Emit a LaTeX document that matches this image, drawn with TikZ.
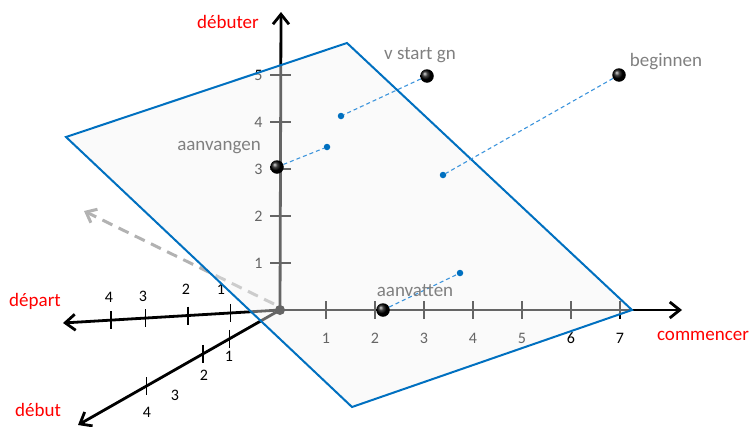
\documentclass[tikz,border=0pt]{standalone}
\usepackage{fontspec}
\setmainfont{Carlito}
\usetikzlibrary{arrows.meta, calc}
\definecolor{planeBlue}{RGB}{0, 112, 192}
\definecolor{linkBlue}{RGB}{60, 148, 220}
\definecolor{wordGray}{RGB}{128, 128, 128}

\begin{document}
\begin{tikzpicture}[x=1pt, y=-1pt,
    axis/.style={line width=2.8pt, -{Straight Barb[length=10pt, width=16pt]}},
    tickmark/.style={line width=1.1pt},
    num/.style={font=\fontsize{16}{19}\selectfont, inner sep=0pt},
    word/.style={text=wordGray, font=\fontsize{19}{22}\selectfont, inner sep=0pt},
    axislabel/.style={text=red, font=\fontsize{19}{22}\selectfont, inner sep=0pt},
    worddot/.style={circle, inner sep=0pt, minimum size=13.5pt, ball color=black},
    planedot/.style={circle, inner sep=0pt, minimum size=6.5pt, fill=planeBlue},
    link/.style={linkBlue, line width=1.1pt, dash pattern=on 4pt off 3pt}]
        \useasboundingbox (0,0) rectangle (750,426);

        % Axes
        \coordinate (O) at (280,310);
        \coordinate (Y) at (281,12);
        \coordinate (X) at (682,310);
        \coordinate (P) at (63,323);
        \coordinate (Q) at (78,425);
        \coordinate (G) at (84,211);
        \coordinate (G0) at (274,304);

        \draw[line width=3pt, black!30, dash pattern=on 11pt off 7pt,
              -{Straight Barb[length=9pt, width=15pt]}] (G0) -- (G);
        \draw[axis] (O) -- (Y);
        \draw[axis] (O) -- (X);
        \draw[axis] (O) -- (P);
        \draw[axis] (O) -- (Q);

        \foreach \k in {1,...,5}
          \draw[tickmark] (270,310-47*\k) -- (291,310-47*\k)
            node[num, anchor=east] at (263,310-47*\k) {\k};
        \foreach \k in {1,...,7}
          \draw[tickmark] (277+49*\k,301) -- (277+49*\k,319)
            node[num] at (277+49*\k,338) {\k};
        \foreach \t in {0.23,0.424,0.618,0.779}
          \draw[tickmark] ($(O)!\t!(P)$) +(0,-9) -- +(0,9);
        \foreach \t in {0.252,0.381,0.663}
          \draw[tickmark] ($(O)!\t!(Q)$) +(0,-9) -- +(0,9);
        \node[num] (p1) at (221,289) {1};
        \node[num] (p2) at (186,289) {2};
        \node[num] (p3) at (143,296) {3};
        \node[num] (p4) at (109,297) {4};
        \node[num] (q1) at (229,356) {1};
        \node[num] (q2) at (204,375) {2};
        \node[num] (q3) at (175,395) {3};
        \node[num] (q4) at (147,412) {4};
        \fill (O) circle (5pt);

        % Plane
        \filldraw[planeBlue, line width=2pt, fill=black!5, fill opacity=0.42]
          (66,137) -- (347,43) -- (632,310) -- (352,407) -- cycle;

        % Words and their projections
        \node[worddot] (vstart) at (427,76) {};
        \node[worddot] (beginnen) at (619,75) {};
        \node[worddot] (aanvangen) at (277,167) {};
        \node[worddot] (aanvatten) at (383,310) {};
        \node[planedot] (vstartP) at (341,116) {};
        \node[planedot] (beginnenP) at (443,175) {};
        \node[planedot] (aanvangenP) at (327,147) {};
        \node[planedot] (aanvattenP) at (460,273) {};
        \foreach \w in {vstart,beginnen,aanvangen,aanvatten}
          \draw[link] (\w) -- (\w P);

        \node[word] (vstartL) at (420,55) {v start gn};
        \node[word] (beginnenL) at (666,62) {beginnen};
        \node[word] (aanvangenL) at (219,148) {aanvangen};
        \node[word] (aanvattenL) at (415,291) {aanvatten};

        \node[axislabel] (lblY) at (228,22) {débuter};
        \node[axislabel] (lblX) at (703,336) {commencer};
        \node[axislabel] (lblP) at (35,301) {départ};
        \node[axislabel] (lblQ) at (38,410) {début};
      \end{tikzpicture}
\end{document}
____________________
Leave out any pictures and return exactly the lines from the beginning of the data through the line with "(0,0) rectangle (750,426);", inclusive.

Emit a LaTeX document that matches this image, drawn with TikZ.
\documentclass[tikz,border=0pt]{standalone}
\usepackage{fontspec}
\setmainfont{Carlito}
\usetikzlibrary{arrows.meta, calc}
\definecolor{planeBlue}{RGB}{0, 112, 192}
\definecolor{linkBlue}{RGB}{60, 148, 220}
\definecolor{wordGray}{RGB}{128, 128, 128}

\begin{document}
\begin{tikzpicture}[x=1pt, y=-1pt,
    axis/.style={line width=2.8pt, -{Straight Barb[length=10pt, width=16pt]}},
    tickmark/.style={line width=1.1pt},
    num/.style={font=\fontsize{16}{19}\selectfont, inner sep=0pt},
    word/.style={text=wordGray, font=\fontsize{19}{22}\selectfont, inner sep=0pt},
    axislabel/.style={text=red, font=\fontsize{19}{22}\selectfont, inner sep=0pt},
    worddot/.style={circle, inner sep=0pt, minimum size=13.5pt, ball color=black},
    planedot/.style={circle, inner sep=0pt, minimum size=6.5pt, fill=planeBlue},
    link/.style={linkBlue, line width=1.1pt, dash pattern=on 4pt off 3pt}]
        \useasboundingbox (0,0) rectangle (750,426);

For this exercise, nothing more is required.